Sheikh Mojeb said the committee had a clear legal mandate to move on to the next phase of its investigation and that it had suspended the bank accounts of "persons of interest" on Tuesday.
"There has been a great deal of speculation around the world regarding the identities of the individuals concerned and the details of the charges against them," he added. "In order to ensure that the individuals continue to enjoy the full legal rights afforded to them under Saudi law, we will not be revealing any more personal details at this time."
Among those reportedly detained are the billionaire investor Prince Alwaleed bin Talal; Prince Miteb bin Abdullah, a son of the late king who was also removed from his post as National Guard chief on Saturday; and his brother Prince Turki bin Abdullah, a former governor of Riyadh province.
'No visible resistance'
By Frank Gardner, BBC security correspondent
It is the Saudi weekend now and the country is still reeling from the monumental changes taking place.
So far, so good, as far as the crown prince and his supporters are concerned. "Phase One", as the attorney-general calls it, is complete. Around 200 leading royal and business figures have been "called in for questioning" and there has been no visible resistance, no disaffected army hammering at the palace gates, no calls to arms on social media. Quite the opposite, in fact.
Saudi Arabia's overwhelmingly young population has largely welcomed this clean-out of the kingdom's notoriously profligate elite. The more hardline Wahhabi religious clerics, still licking their wounds from the crown prince's recent announcement that the country needs to become more tolerant of other religions, will also be welcoming the purge.
The questions on everyone's mind though, are how far will it go and who will be next?
Others are said to include Alwalid al-Ibrahim, owner of the television network MBC; Amr al-Dabbagh, former head of the Saudi Arabian General Investment Authority; Khalid al-Tuwaijri, former chief of the Royal Court; and Bakr Binladen, chairman of the Saudi Binladen Group.

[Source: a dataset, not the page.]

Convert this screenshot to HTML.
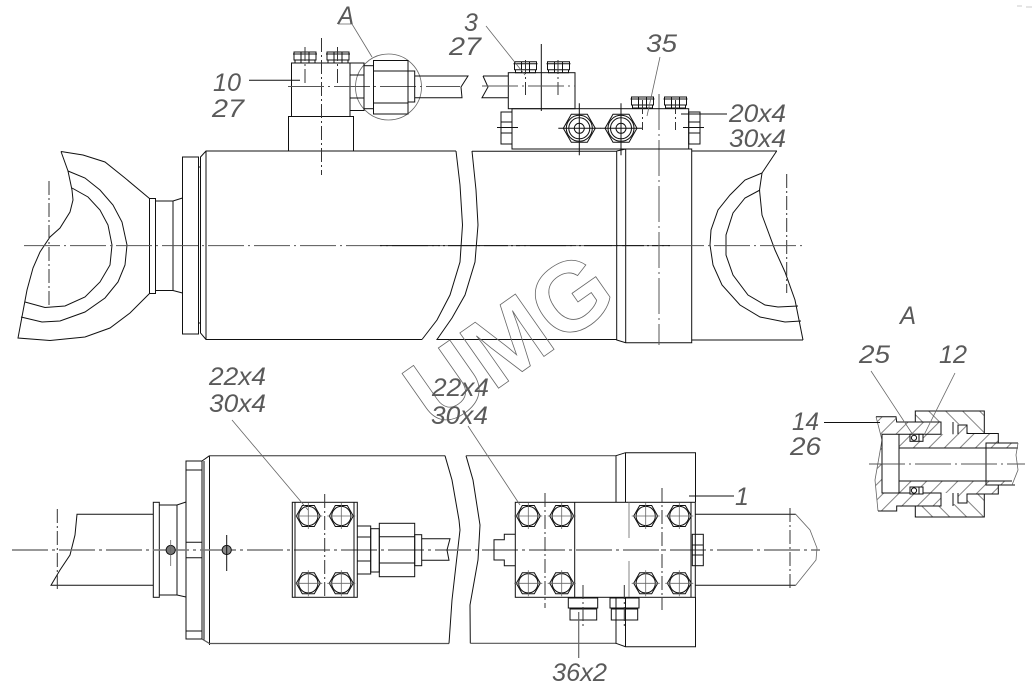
<!DOCTYPE html>
<html><head><meta charset="utf-8"><style>
html,body{margin:0;padding:0;background:#fff}
svg{display:block}
text{font-family:"Liberation Sans",sans-serif;font-style:italic;font-size:25px;fill:#5a5a5a}
.k{fill:none;stroke:#111;stroke-width:1}
.g{fill:none;stroke:#666;stroke-width:.8}
.c{fill:none;stroke:#555;stroke-width:1;stroke-dasharray:36 4 2 4}
.c2{fill:none;stroke:#777;stroke-width:1.6;stroke-dasharray:36 4 3 4}
.d{fill:none;stroke:#333;stroke-width:1;stroke-dasharray:14 3 2 3}
</style></head><body>
<svg width="1033" height="693" viewBox="0 0 1033 693" xmlns="http://www.w3.org/2000/svg">
<defs>
<pattern id="h1" width="11" height="11" patternUnits="userSpaceOnUse" patternTransform="rotate(45)"><line x1="5.5" y1="0" x2="5.5" y2="11" stroke="#666" stroke-width=".8"/></pattern>
<pattern id="h2" width="12" height="12" patternUnits="userSpaceOnUse" patternTransform="rotate(-45)"><line x1="6" y1="0" x2="6" y2="12" stroke="#666" stroke-width=".8"/></pattern>
<g id="hb"><polygon class="k" points="-12,0 -6,-10.5 6,-10.5 12,0 6,10.5 -6,10.5"/><circle class="k" r="9.6"/><path class="g" d="M-14,0H14M0,-13V13"/></g>
<g id="nut"><polygon class="k" points="-16,0 -8,-14 8,-14 16,0 8,14 -8,14"/><circle class="k" r="13"/><circle class="k" r="10.5"/><circle class="k" r="5"/><path class="k" d="M-21,0H21M0,-25V27"/></g>
<g id="bolt"><path class="k" d="M1,0H23V8H1ZM0,2H24M2,8H22V11H2ZM8,0V11M16,0V11"/></g>
</defs>

<!-- TOP VIEW -->
<polyline class="k" points="456,151 206,151 200.5,157 200.5,333 206,339.5 422,339.5"/>
<path class="k" d="M206,151V339.5M198.5,167H200.5M198.5,323H200.5"/>
<polyline class="k" points="456,151 460,185 462.5,225 460,262 450,295 437,320 422,339.5"/>
<polyline class="k" points="472,151 476,190 478,225 475,262 465,295 452,318 437,339.5 616.7,339.5"/>
<path class="k" d="M472,151.3H616.7V340L625.7,342.7H691.7V149H625.7L616.7,151M625.7,149V342.7M691.7,151H777M691.7,340H803"/>
<rect class="k" x="182.5" y="157" width="16" height="177"/>
<rect class="k" x="149.5" y="198.5" width="6" height="95"/>
<path class="k" d="M155.5,201H173L182.5,198M155.5,290.5H173L182.5,293M173,201V290.5"/>
<polyline class="k" points="61,151.5 83,155 105,162 125,178 149.5,198.5"/>
<polyline class="k" points="61,151.5 68,171 72,190 73,200 70,212 60,228 50,237 40,252 33,268 27,290 18,338 50,340.5 85,337 110,328 130,313 149.5,293.5"/>
<polyline class="k" points="68,171 85,178 100,190 113,205 122,222 127,245 125,265 118,282 105,298 85,312 60,321 42,322 21,317"/>
<polyline class="k" points="72,188 88,197 100,210 108,225 112,245 110,265 100,282 85,297 65,306 45,307.5 25,302"/>
<path class="d" d="M49,181V306"/>
<polyline class="k" points="776.7,151 762,173 759.5,190 762,215 775,250 785,272 795,300 803,340"/>
<polyline class="k" points="762,173 745,180 730,195 718,210 711,230 710,245 713,265 722,285 740,305 760,317 785,322 801,321"/>
<polyline class="k" points="760,190 745,198 733,213 726,235 726,255 733,275 748,295 765,305 778,307 798,306"/>
<path class="d" d="M786.7,174V293"/>
<path class="c" d="M24,245.6H805"/>
<path class="k" d="M380,245.6H670" stroke-dasharray="60 3 2 3"/>
<path class="c" d="M659,94V345"/>

<!-- block 10 -->
<rect class="k" x="291.5" y="63" width="58.5" height="53.5"/>
<rect class="k" x="288.5" y="116.5" width="65" height="34.5"/>
<use href="#bolt" x="293" y="52"/><use href="#bolt" x="326" y="52"/>
<path class="d" d="M305,47V83M337.5,47V83"/>
<path class="d" d="M321.5,38V175"/>
<path class="c" d="M288,86.5H460" stroke-dasharray="30 3 2 3"/>
<circle class="g" cx="388.5" cy="87" r="33"/>
<path class="k" d="M350,63H364V110.5H350M350,75H364M350,98H364"/>
<rect class="k" x="364" y="65.7" width="9.5" height="43"/>
<rect class="k" x="373.5" y="60.5" width="34.5" height="53.5"/>
<path class="k" d="M373.5,71H408M373.5,103H408"/>
<rect class="k" x="408" y="71" width="6.7" height="31"/>
<path class="k" d="M414.7,76H468L461,87L462,97.7H414.7"/>
<path class="k" d="M483,76L488,87L482,97.7H508.3M483,76H508.3"/>

<!-- block 3 -->
<rect class="k" x="508.3" y="72.7" width="66.7" height="36"/>
<use href="#bolt" x="513.5" y="61.7"/><use href="#bolt" x="546.5" y="61.7"/>
<path class="k" d="M541.3,44V111"/>
<path class="d" d="M525.5,60V95M558,60V95"/>
<path class="c" d="M482,86H575" stroke-dasharray="20 3 2 3"/>

<!-- main block -->
<rect class="k" x="512" y="108.7" width="176.7" height="40.3"/>
<path class="k" d="M501,112H512V144H501ZM501,122H512M501,133H512M497,127.5H518"/>
<path class="k" d="M688.7,112H700V144H688.7ZM688.7,122H700M688.7,133H700M683,127.5H704"/>
<use href="#bolt" x="630.5" y="97"/><use href="#bolt" x="663.5" y="97"/>
<path class="d" d="M642.5,100V130M675.5,100V130"/>
<use href="#nut" x="579.3" y="128.3"/><use href="#nut" x="621" y="128.3"/>

<!-- UMG watermark -->
<text x="0" y="0" transform="translate(436,432) rotate(-35)" textLength="226" lengthAdjust="spacingAndGlyphs" style="font-family:'Liberation Sans',sans-serif;font-style:normal;font-weight:bold;font-size:98px;fill:none;stroke:#666;stroke-width:.8">UMG</text>

<!-- SECTION A -->
<polygon fill="url(#h1)" stroke="none" points="876,416.7 896,416.7 896.7,422 941,422 941,434.3 882,434.3 882,493 941,493 941,506 896.7,506.7 896.7,511 878,511 875,480 882,440"/>
<polygon fill="url(#h1)" stroke="none" points="899,448 899,434.3 958,434.3 958,425 967,425 967,433.5 998.3,433.5 998.3,443 986,443 986,448"/>
<polygon fill="url(#h1)" stroke="none" points="899,481 899,493 958,493 958,503 967,503 967,494 998.3,494 998.3,485 986,485 986,481"/>
<polygon fill="url(#h2)" stroke="none" points="915.3,411 984.3,411 984.3,433.5 967.3,433.5 967.3,424 943,424 941,422 915.3,422"/>
<polygon fill="url(#h2)" stroke="none" points="915.3,517 984.3,517 984.3,494 967.3,494 967.3,504 943,504 941,506 915.3,506"/>
<polygon fill="url(#h1)" stroke="none" points="986,443 1018,443 1018,448 986,448"/>
<polygon fill="url(#h1)" stroke="none" points="986,481 1014,481 1015,485 986,485"/>
<polyline class="g" points="876,416.7 882,440 875,480 878,511"/>
<path class="k" d="M876,416.7H896L896.7,422H941V434.3H882V493H941V506H896.7V511H878"/>
<path class="k" d="M899,434.3V493M899,448H986M899,481H986"/>
<path class="k" d="M953,422V434.3M958,434.3V425H967V433.5H998.3V443H986V485H998.3V494H967V503H958V493M953,506V493"/>
<path class="k" d="M915.3,422V411H984.3V433.5H967M915.3,506V517H984.3V494H967"/>
<path class="k" d="M986,443H1018M986,448H1018M986,481H1012M986,485H1015"/>
<polyline class="g" points="1018,443 1016,455 1018,470 1012,485"/>
<rect x="910" y="434.3" width="13" height="7" fill="#fff" stroke="#111"/>
<circle class="k" cx="914" cy="437.8" r="2.6"/><path class="k" d="M919,434.3V441"/>
<rect x="910" y="487" width="13" height="7" fill="#fff" stroke="#111"/>
<circle class="k" cx="914" cy="490.5" r="2.6"/><path class="k" d="M919,487V494"/>
<path class="c" d="M869,464H1025" stroke-dasharray="40 3 2 3"/>
<path class="k" d="M824,422.5H880"/>
<path class="g" d="M871,371L913,435M955,373L924,435"/>

<!-- LOWER VIEW -->
<path class="k" d="M153.5,514.3H77L75,535L70,555L60,570L51,585.3H153.5"/>
<path class="d" d="M57.3,509V591"/>
<rect class="k" x="153.3" y="502.3" width="6" height="95"/>
<path class="k" d="M159.3,505H177L186,502M159.3,595H177L186,597M177,505V595"/>
<rect class="k" x="186" y="461" width="16" height="178"/>
<path class="k" d="M186,470H202M186,631H202M186,542.3H202M186,557.7H202M186,502V597" />
<path class="k" d="M202,461L209.5,455.7M204,461V640M209.5,455.7V645" stroke-width="1"/>
<path class="k" d="M209.5,455.7H445" stroke="#555" style="stroke-width:1.4;stroke:#666"/>
<path class="k" d="M202,639L209.5,643.5H449" style="stroke-width:1.2;stroke:#555"/>
<polyline class="k" points="445,455.7 452,480 459,520 460,530 452,600 449,643.5"/>
<polyline class="k" points="466,455.7 473,480 480,525 478,560 470,605 470.3,643.3"/>
<path class="k" d="M466,455.7H616M470.3,643.3H616" style="stroke-width:1.2;stroke:#555"/>
<path class="k" d="M616,455.7L625.5,452.7H695.5V502M616,455.7V502M625.5,452.7V502M616,597V643.3L625.5,646.7H695.5V597M625.5,597V646.7"/>
<path class="c2" d="M12,550H820"/>
<circle cx="170.7" cy="550" r="4.6" fill="#777" stroke="#111"/>
<circle cx="226.7" cy="550" r="4.6" fill="#888" stroke="#111"/>
<path class="g" d="M170.7,540V566"/><path class="k" d="M226.7,535V571"/>

<rect class="k" x="292.3" y="502.3" width="65" height="95"/>
<path class="k" d="M295,502.3V597.3M354,502.3V597.3"/>
<path class="d" d="M324.7,494V598"/>
<use href="#hb" x="308.3" y="516"/><use href="#hb" x="341.3" y="516"/><use href="#hb" x="308.3" y="583.3"/><use href="#hb" x="341.3" y="583.3"/>
<path class="k" d="M357.3,526H370.7V574H357.3M357.3,537H370.7M357.3,561H370.7"/>
<rect class="k" x="370.7" y="528.7" width="8.6" height="43.3"/>
<rect class="k" x="379.3" y="523.3" width="35.4" height="53.4"/>
<path class="k" d="M379.3,536.7H414.7M379.3,563H414.7"/>
<rect class="k" x="414.7" y="534.7" width="7" height="31"/>
<path class="k" d="M421.7,538.7H450L447,550L449,560.3H421.7"/>

<rect class="k" x="515.3" y="502.3" width="180" height="95"/>
<path class="k" d="M574.7,502.3V597.3M691,502.3V597.3"/>
<path class="g" d="M629,502V538M629,561V597"/>
<path class="d" d="M545,493V608M662,488V610"/>
<use href="#hb" x="528.3" y="516"/><use href="#hb" x="561.7" y="516"/><use href="#hb" x="645.7" y="516"/><use href="#hb" x="679.3" y="516"/>
<use href="#hb" x="528.3" y="583.3"/><use href="#hb" x="561.7" y="583.3"/><use href="#hb" x="645.7" y="583.3"/><use href="#hb" x="679.3" y="583.3"/>
<polyline class="k" points="515.3,534.3 504.3,534.3 504.3,539.7 494,539.7 494,560 504.3,560 504.3,565.7 515.3,565.7"/>
<rect class="k" x="692.3" y="534.3" width="11" height="31.4"/>
<path class="k" d="M692.3,545H703.3M692.3,555H703.3"/>
<path class="k" d="M695.5,514.3H795.7M695.5,585.3H795.7"/>
<polyline class="g" points="795.7,514.3 810,530 817,548 816,560 795.7,585.3"/>
<path class="d" d="M790,508V590"/>
<path class="k" d="M568.3,598H597.7V608H568.3ZM570,609H596.7V620H570ZM610,598H639V608H610ZM611.3,609H637.7V620H611.3Z"/>
<path class="d" d="M583,585V628M624.3,585V628"/>
<path class="g" d="M578.7,612V658" style="stroke-width:1.2"/>

<!-- leaders -->
<path class="k" d="M249,80.3H300"/>
<path class="g" d="M338,24H352L372,57M486,26L525,75M660,57L647,116M232,420L308,510M468,426L520,505"/>
<path class="k" d="M727,114H681M689,496H734"/>
<path class="g" d="M1017,6H1022M1026,7H1032" style="stroke:#bbb"/>

<!-- labels -->
<text x="338" y="24" textLength="16" lengthAdjust="spacingAndGlyphs">A</text>
<text x="213" y="91" textLength="28" lengthAdjust="spacingAndGlyphs">10</text>
<text x="212" y="117" textLength="32" lengthAdjust="spacingAndGlyphs">27</text>
<text x="464" y="31">3</text>
<text x="449" y="55" textLength="32" lengthAdjust="spacingAndGlyphs">27</text>
<text x="646" y="52" textLength="31" lengthAdjust="spacingAndGlyphs">35</text>
<text x="729" y="122" textLength="57" lengthAdjust="spacingAndGlyphs">20x4</text>
<text x="729" y="147" textLength="57" lengthAdjust="spacingAndGlyphs">30x4</text>
<text x="900" y="324" textLength="16" lengthAdjust="spacingAndGlyphs">A</text>
<text x="859" y="363" textLength="31" lengthAdjust="spacingAndGlyphs">25</text>
<text x="939" y="363" textLength="28" lengthAdjust="spacingAndGlyphs">12</text>
<text x="792" y="430" textLength="27" lengthAdjust="spacingAndGlyphs">14</text>
<text x="790" y="455" textLength="31" lengthAdjust="spacingAndGlyphs">26</text>
<text x="209" y="385" textLength="57" lengthAdjust="spacingAndGlyphs">22x4</text>
<text x="209" y="412" textLength="57" lengthAdjust="spacingAndGlyphs">30x4</text>
<text x="432" y="396" textLength="57" lengthAdjust="spacingAndGlyphs">22x4</text>
<text x="431" y="424" textLength="57" lengthAdjust="spacingAndGlyphs">30x4</text>
<text x="735" y="505">1</text>
<text x="552" y="681" textLength="55" lengthAdjust="spacingAndGlyphs">36x2</text>
</svg>
</body></html>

At least some of them are believed to be held at the five-star Ritz-Carlton hotel in Riyadh's diplomatic quarter. Paying guests were asked to vacate their rooms late on Saturday and the hotel's exterior gate has been shuttered since Sunday.
On Tuesday, the US said it had urged the Saudi government to handle any prosecutions stemming from the probe in a "fair and transparent" manner.
Human Rights Watch meanwhile called on Saudi officials to "immediately reveal the legal and evidentiary basis for each person's detention and make certain that each person detained can exercise their due process rights".
The detentions follow a wave of other recent arrests of clerics, human rights activists and intellectuals, for which the authorities have not given specific reasons.